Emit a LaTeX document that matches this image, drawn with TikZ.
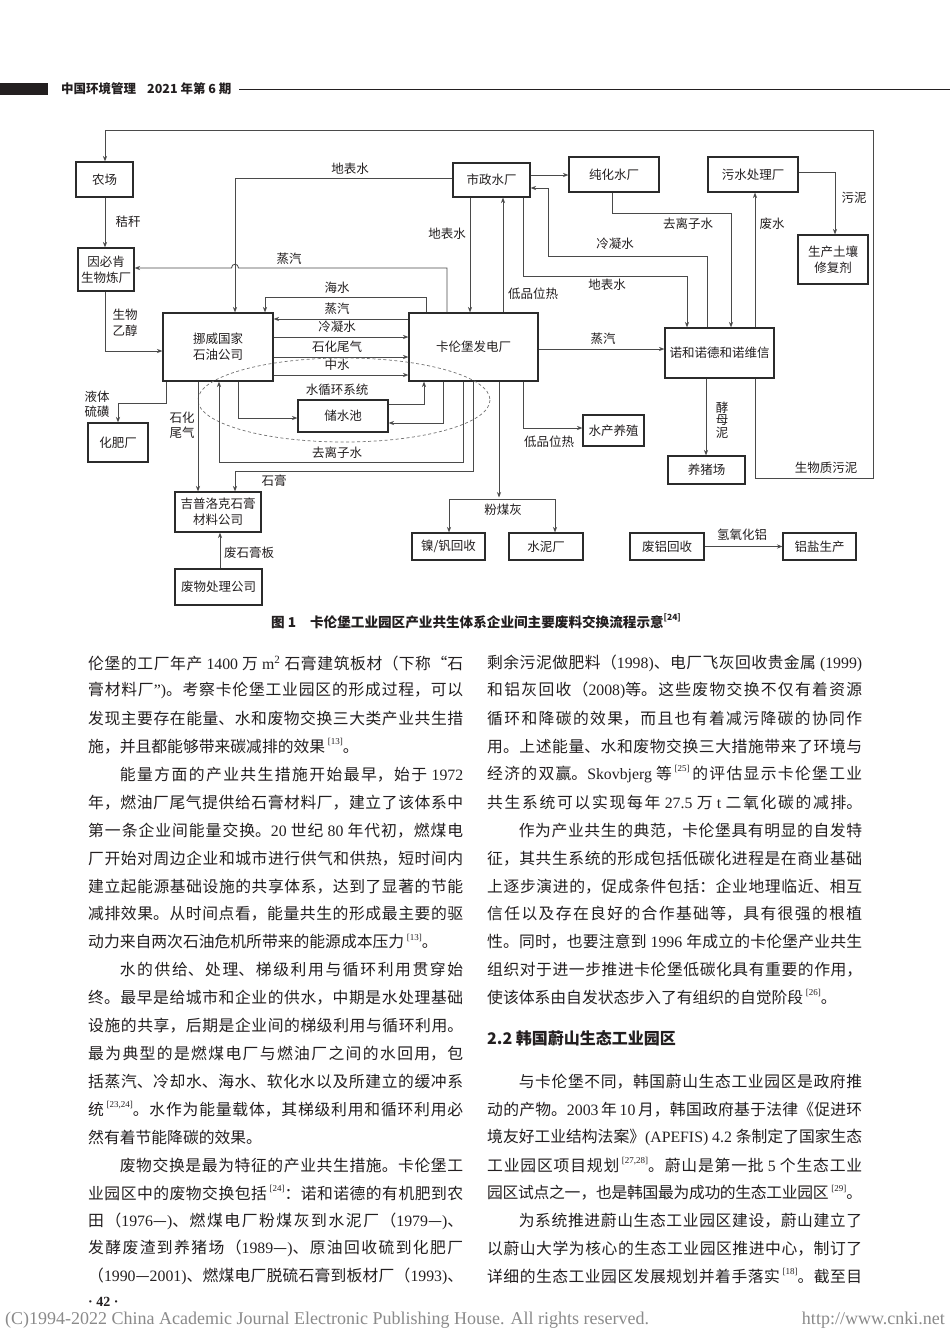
\documentclass[tikz,border=0pt]{standalone}
\usepackage{fontspec}
\setmainfont{Noto Sans CJK SC}
\newfontfamily\lserif{Liberation Serif}
\usetikzlibrary{arrows.meta,calc}
\XeTeXlinebreaklocale "zh"
\XeTeXlinebreakskip=0pt plus 8pt minus 0.6pt
\XeTeXlinebreakpenalty=10000
\definecolor{txt}{HTML}{231F20}
\definecolor{linec}{HTML}{4A4A4A}
\definecolor{boxc}{HTML}{2B2B2B}
\definecolor{dashc}{HTML}{707070}
\definecolor{foot}{HTML}{8A8A8A}
\newcommand\dfont{\fontsize{12.5}{16}\selectfont}
\newcommand\bodyf{\fontsize{15.8}{18}\selectfont}
\newcommand\T[1]{{\lserif #1}}
\newcommand\rf[1]{\smash{\raisebox{0.5em}{\fontsize{9}{9}\selectfont\lserif{}[#1]}}}
\newcommand\JL[3]{\node[anchor=west,inner sep=0pt,text=txt] (#1) at (#2) {\parbox{375pt}{\bodyf\parfillskip=0pt\relax#3}};}
\newcommand\PL[3]{\node[anchor=west,inner sep=0pt,text=txt] (#1) at (#2) {\parbox{375pt}{\bodyf#3}};}
\tikzset{
  box/.style={draw=boxc,line width=1.2pt,inner sep=0pt,align=center,font=\dfont,text=txt},
  lab/.style={font=\dfont,inner sep=0pt,text=txt,align=center},
  con/.style={draw=linec,line width=0.85pt},
  arr/.style={con,-{Stealth[length=5.5pt,width=4.2pt]}},
}
\begin{document}
\begin{tikzpicture}[x=1pt,y=-1pt]
\useasboundingbox (0,0) rectangle (950,1330);
\fill[white] (0,0) rectangle (950,1330);

% header
\fill[txt] (0,83) rectangle (48,95);
\node[anchor=west,inner sep=0pt,text=txt,font=\bfseries\fontsize{12.5}{14}\selectfont] (hdr) at (61,89) {中国环境管理\hspace{11pt}2021 年第 6 期};
\draw[txt,line width=0.9pt] (239,89) -- (950,89);

% boxes
\node[box,minimum width=57pt,minimum height=35pt] (farm) at (104.5,179.5) {农场};
\node[box,minimum width=56pt,minimum height=43pt] (yin) at (106,269.5) {因必肯\\生物炼厂};
\node[box,minimum width=77pt,minimum height=34pt] (muni) at (491.5,180) {市政水厂};
\node[box,minimum width=90pt,minimum height=35pt] (pure) at (614,174.5) {纯化水厂};
\node[box,minimum width=90pt,minimum height=35pt] (sewage) at (753,174.5) {污水处理厂};
\node[box,minimum width=70pt,minimum height=49pt] (soil) at (833,259.5) {生产土壤\\修复剂};
\node[box,minimum width=110pt,minimum height=68pt] (nor) at (218,347) {挪威国家\\石油公司};
\node[box,minimum width=129pt,minimum height=68pt] (kal) at (473.5,347) {卡伦堡发电厂};
\node[box,minimum width=109pt,minimum height=50pt] (novo) at (719.5,353) {诺和诺德和诺维信};
\node[box,minimum width=90pt,minimum height=32pt] (pool) at (343,416) {储水池};
\node[box,minimum width=60pt,minimum height=39pt] (fert) at (118,442.5) {化肥厂};
\node[box,minimum width=61pt,minimum height=31pt] (aqua) at (613.5,430.5) {水产养殖};
\node[box,minimum width=77pt,minimum height=28pt] (pig) at (706.5,470) {养猪场};
\node[box,minimum width=86pt,minimum height=40pt] (gyp) at (218,512) {吉普洛克石膏\\材料公司};
\node[box,minimum width=87pt,minimum height=36pt] (waste) at (218.5,587) {废物处理公司};
\node[box,minimum width=73pt,minimum height=27pt] (nick) at (448.5,546.5) {镍/钒回收};
\node[box,minimum width=74pt,minimum height=27pt] (cement) at (546,546.5) {水泥厂};
\node[box,minimum width=74pt,minimum height=27pt] (alu) at (667,546.5) {废铝回收};
\node[box,minimum width=73pt,minimum height=27pt] (alsalt) at (819.5,546.5) {铝盐生产};

% water cycle ellipse
\draw[dashc,line width=0.7pt,dash pattern=on 3pt off 2.5pt] (344,400) ellipse (146 and 42);

% connectors
\draw[arr] (755,0 |- novo.south) -- (755,478) -- (873,478) -- (873,130) -- (105,130) -- (105,0 |- farm.north);
\draw[arr] (105,0 |- farm.south) -- (105,0 |- yin.north);
\draw[arr] (105,0 |- yin.south) -- (105,351) -- (nor.west |- 0,351);
\draw[arr] (muni.west |- 0,178) -- (235,178) -- (235,0 |- nor.north);
\draw[arr] (447,0 |- kal.north) -- (447,268) -- (238.5,268) .. controls (238.5,263) and (231.5,263) .. (231.5,268) -- (yin.east |- 0,268);
\draw[arr] (426,0 |- kal.north) -- (426,297) -- (265,297) -- (265,0 |- nor.north);
\draw[arr] (kal.west |- 0,319) -- (nor.east |- 0,319);
\draw[arr] (nor.east |- 0,337) -- (kal.west |- 0,337);
\draw[arr] (nor.east |- 0,357) -- (kal.west |- 0,357);
\draw[arr] (nor.east |- 0,375) -- (kal.west |- 0,375);
\draw[arr] (470,0 |- muni.south) -- (470,0 |- kal.north);
\draw[arr] (503,0 |- kal.north) -- (503,0 |- muni.south);
\draw[arr] (muni.east |- 0,175) -- (pure.west |- 0,175);
\draw[arr] (612,0 |- pure.south) -- (612,213) -- (731,213) -- (731,0 |- novo.north);
\draw[arr] (707,0 |- novo.north) -- (707,256) -- (548,256) -- (548,188) -- (muni.east |- 0,188);
\draw[arr] (523,0 |- muni.south) -- (523,276) -- (687,276) -- (687,0 |- novo.north);
\draw[arr] (755,0 |- novo.north) -- (755,0 |- sewage.south);
\draw[arr] (sewage.east |- 0,172) -- (835,172) -- (835,0 |- soil.north);
\draw[arr] (kal.east |- 0,349) -- (novo.west |- 0,349);
\draw[arr] (706,0 |- novo.south) -- (706,0 |- pig.north);
\draw[arr] (523,0 |- kal.south) -- (523,428) -- (aqua.west |- 0,428);
\draw[arr] (166,0 |- nor.south) -- (166,403) -- (118,403) -- (118,0 |- fert.north);
\draw[arr] (198,0 |- nor.south) -- (198,0 |- gyp.north);
\draw[arr] (463,0 |- kal.south) -- (463,462) -- (219,462) -- (219,0 |- nor.south);
\draw[arr] (473,0 |- kal.south) -- (473,471) -- (235,471) -- (235,0 |- gyp.north);
\draw[arr] (238,0 |- nor.south) -- (238,418) -- (pool.west |- 0,418);
\draw[arr] (pool.east |- 0,404) -- (424,404) -- (424,0 |- kal.south);
\draw[arr] (443,0 |- kal.south) -- (443,423) -- (pool.east |- 0,423);
\draw[arr] (499,0 |- kal.south) -- (499,497.5);
\draw[arr] (555,499) -- (449,499) -- (449,0 |- nick.north);
\draw[arr] (555,499) -- (555,0 |- cement.north);
\draw[arr] (alu.east) -- (alsalt.west);
\draw[arr] (220,0 |- waste.north) -- (220,0 |- gyp.south);

% connector labels
\node[lab] (l1) at (350,169) {地表水};
\node[lab] (l2) at (128,222) {秸秆};
\node[lab,font=\fontsize{12.5}{16}\selectfont] (l3) at (125,323) {生物\\乙醇};
\node[lab] (l4) at (289,259) {蒸汽};
\node[lab] (l5) at (447,234) {地表水};
\node[lab] (l6) at (533,294) {低品位热};
\node[lab] (l7) at (337,288) {海水};
\node[lab] (l8) at (337,309) {蒸汽};
\node[lab] (l9) at (337,327) {冷凝水};
\node[lab] (l10) at (337,347) {石化尾气};
\node[lab] (l11) at (337,365) {中水};
\node[lab] (l12) at (337,390) {水循环系统};
\node[lab] (l13) at (337,453) {去离子水};
\node[lab] (l14) at (274,481) {石膏};
\node[lab,font=\fontsize{12.5}{15.5}\selectfont] (l15) at (97,404) {液体\\硫磺};
\node[lab,font=\fontsize{12.5}{15.5}\selectfont] (l16) at (182,425) {石化\\尾气};
\node[lab] (l17) at (688,224) {去离子水};
\node[lab] (l18) at (615,244) {冷凝水};
\node[lab] (l19) at (607,285) {地表水};
\node[lab] (l20) at (772,224) {废水};
\node[lab] (l21) at (854,198) {污泥};
\node[lab] (l22) at (603,339) {蒸汽};
\node[lab] (l23) at (549,442) {低品位热};
\node[lab,font=\fontsize{12.5}{12.6}\selectfont] (l24) at (722,420) {酵\\母\\泥};
\node[lab] (l25) at (826,468) {生物质污泥};
\node[lab] (l26) at (503,510) {粉煤灰};
\node[lab] (l27) at (742,535) {氢氧化铝};
\node[lab] (l28) at (249,553) {废石膏板};

% caption
\node[inner sep=0pt,text=txt,font=\bfseries\fontsize{13.6}{15}\selectfont] (cap) at (476,622) {图 1\hspace{14pt}卡伦堡工业园区产业共生体系企业间主要废料交换流程示意\smash{\raisebox{0.5em}{\fontsize{8.5}{9}\selectfont[24]}}};

% left column
\JL{a0}{88,663}{伦堡的工厂年产\T{~1400~}万\T{~m\textsuperscript{2}~}石膏建筑板材（下称“石}
\JL{a1}{88,690.9}{膏材料厂\T{”)}。考察卡伦堡工业园区的形成过程，可以}
\JL{a2}{88,718.8}{发现主要存在能量、水和废物交换三大类产业共生措}
\PL{a3}{88,746.7}{施，并且都能够带来碳减排的效果\,\rf{13}。}
\JL{a4}{88,774.6}{\hspace*{2em}能量方面的产业共生措施开始最早，始于\T{~1972}}
\JL{a5}{88,802.5}{年，燃油厂尾气提供给石膏材料厂，建立了该体系中}
\JL{a6}{88,830.4}{第一条企业间能量交换。\T{20~}世纪\T{~80~}年代初，燃煤电}
\JL{a7}{88,858.3}{厂开始对周边企业和城市进行供气和供热，短时间内}
\JL{a8}{88,886.2}{建立起能源基础设施的共享体系，达到了显著的节能}
\JL{a9}{88,914.1}{减排效果。从时间点看，能量共生的形成最主要的驱}
\PL{a10}{88,942}{动力来自两次石油危机所带来的能源成本压力\,\rf{13}。}
\JL{a11}{88,969.9}{\hspace*{2em}水的供给、处理、梯级利用与循环利用贯穿始}
\JL{a12}{88,997.8}{终。最早是给城市和企业的供水，中期是水处理基础}
\JL{a13}{88,1025.7}{设施的共享，后期是企业间的梯级利用与循环利用。}
\JL{a14}{88,1053.6}{最为典型的是燃煤电厂与燃油厂之间的水回用，包}
\JL{a15}{88,1081.5}{括蒸汽、冷却水、海水、软化水以及所建立的缓冲系}
\JL{a16}{88,1109.4}{统\,\rf{23,24}。水作为能量载体，其梯级利用和循环利用必}
\PL{a17}{88,1137.3}{然有着节能降碳的效果。}
\JL{a18}{88,1165.2}{\hspace*{2em}废物交换是最为特征的产业共生措施。卡伦堡工}
\JL{a19}{88,1193.1}{业园区中的废物交换包括\,\rf{24}：诺和诺德的有机肥到农}
\JL{a20}{88,1221}{田（\T{1976}—\T{)}、燃煤电厂粉煤灰到水泥厂（\T{1979}—\T{)}、}
\JL{a21}{88,1248.9}{发酵废渣到养猪场（\T{1989}—\T{)}、原油回收硫到化肥厂}
\JL{a22}{88,1276.8}{（\T{1990}—\T{2001)}、燃煤电厂脱硫石膏到板材厂（\T{1993)}、}

% right column
\JL{b0}{487,663}{剩余污泥做肥料（\T{1998)}、电厂飞灰回收贵金属\T{~(1999)}}
\JL{b1}{487,690.9}{和铝灰回收（\T{2008)}等。这些废物交换不仅有着资源}
\JL{b2}{487,718.8}{循环和降碳的效果，而且也有着减污降碳的协同作}
\JL{b3}{487,746.7}{用。上述能量、水和废物交换三大措施带来了环境与}
\JL{b4}{487,774.6}{经济的双赢。\T{Skovbjerg~}等\,\rf{25}\,的评估显示卡伦堡工业}
\JL{b5}{487,802.5}{共生系统可以实现每年\T{~27.5~}万\T{~t~}二氧化碳的减排。}
\JL{b6}{487,830.4}{\hspace*{2em}作为产业共生的典范，卡伦堡具有明显的自发特}
\JL{b7}{487,858.3}{征，其共生系统的形成包括低碳化进程是在商业基础}
\JL{b8}{487,886.2}{上逐步演进的，促成条件包括：企业地理临近、相互}
\JL{b9}{487,914.1}{信任以及存在良好的合作基础等，具有很强的根植}
\JL{b10}{487,942}{性。同时，也要注意到\T{~1996~}年成立的卡伦堡产业共生}
\JL{b11}{487,969.9}{组织对于进一步推进卡伦堡低碳化具有重要的作用，}
\PL{b12}{487,997.8}{使该体系由自发状态步入了有组织的自觉阶段\,\rf{26}。}
\node[anchor=west,inner sep=0pt,text=txt,font=\bfseries\fontsize{16}{18}\selectfont] (h22) at (487,1038) {2.2 韩国蔚山生态工业园区};
\JL{b13}{487,1081.5}{\hspace*{2em}与卡伦堡不同，韩国蔚山生态工业园区是政府推}
\JL{b14}{487,1109.4}{动的产物。\T{2003\,}年\T{\,10\,}月，韩国政府基于法律《促进环}
\JL{b15}{487,1137.3}{境友好工业结构法案》\T{(APEFIS)~4.2~}条制定了国家生态}
\JL{b16}{487,1165.2}{工业园区项目规划\,\rf{27,28}。蔚山是第一批\T{~5~}个生态工业}
\JL{b17}{487,1193.1}{园区试点之一，也是韩国最为成功的生态工业园区\,\rf{29}。}
\JL{b18}{487,1221}{\hspace*{2em}为系统推进蔚山生态工业园区建设，蔚山建立了}
\JL{b19}{487,1248.9}{以蔚山大学为核心的生态工业园区推进中心，制订了}
\JL{b20}{487,1276.8}{详细的生态工业园区发展规划并着手落实\,\rf{18}。截至目}

% page number and footer
\node[anchor=west,inner sep=0pt,text=txt] (pg) at (88,1302) {\lserif\bfseries\fontsize{14}{15}\selectfont ·~42~·};
\node[anchor=west,inner sep=0pt,text=foot] (ft1) at (5,1320) {\lserif\fontsize{18}{19}\selectfont (C)1994-2022 China Academic Journal Electronic Publishing House. All rights reserved.};
\node[anchor=east,inner sep=0pt,text=foot] (ft2) at (945,1320) {\lserif\fontsize{18}{19}\selectfont http://www.cnki.net};
\end{tikzpicture}
\end{document}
- - - - - - -
## THE EXERCISE
Omit the pictures, then repeat exactly each line from the beginning of the listing through the line with "(239,89) -- (950,89);".

## FINAL RESULT
Emit a LaTeX document that matches this image, drawn with TikZ.
\documentclass[tikz,border=0pt]{standalone}
\usepackage{fontspec}
\setmainfont{Noto Sans CJK SC}
\newfontfamily\lserif{Liberation Serif}
\usetikzlibrary{arrows.meta,calc}
\XeTeXlinebreaklocale "zh"
\XeTeXlinebreakskip=0pt plus 8pt minus 0.6pt
\XeTeXlinebreakpenalty=10000
\definecolor{txt}{HTML}{231F20}
\definecolor{linec}{HTML}{4A4A4A}
\definecolor{boxc}{HTML}{2B2B2B}
\definecolor{dashc}{HTML}{707070}
\definecolor{foot}{HTML}{8A8A8A}
\newcommand\dfont{\fontsize{12.5}{16}\selectfont}
\newcommand\bodyf{\fontsize{15.8}{18}\selectfont}
\newcommand\T[1]{{\lserif #1}}
\newcommand\rf[1]{\smash{\raisebox{0.5em}{\fontsize{9}{9}\selectfont\lserif{}[#1]}}}
\newcommand\JL[3]{\node[anchor=west,inner sep=0pt,text=txt] (#1) at (#2) {\parbox{375pt}{\bodyf\parfillskip=0pt\relax#3}};}
\newcommand\PL[3]{\node[anchor=west,inner sep=0pt,text=txt] (#1) at (#2) {\parbox{375pt}{\bodyf#3}};}
\tikzset{
  box/.style={draw=boxc,line width=1.2pt,inner sep=0pt,align=center,font=\dfont,text=txt},
  lab/.style={font=\dfont,inner sep=0pt,text=txt,align=center},
  con/.style={draw=linec,line width=0.85pt},
  arr/.style={con,-{Stealth[length=5.5pt,width=4.2pt]}},
}
\begin{document}
\begin{tikzpicture}[x=1pt,y=-1pt]
\useasboundingbox (0,0) rectangle (950,1330);
\fill[white] (0,0) rectangle (950,1330);

% header
\fill[txt] (0,83) rectangle (48,95);
\node[anchor=west,inner sep=0pt,text=txt,font=\bfseries\fontsize{12.5}{14}\selectfont] (hdr) at (61,89) {中国环境管理\hspace{11pt}2021 年第 6 期};
\draw[txt,line width=0.9pt] (239,89) -- (950,89);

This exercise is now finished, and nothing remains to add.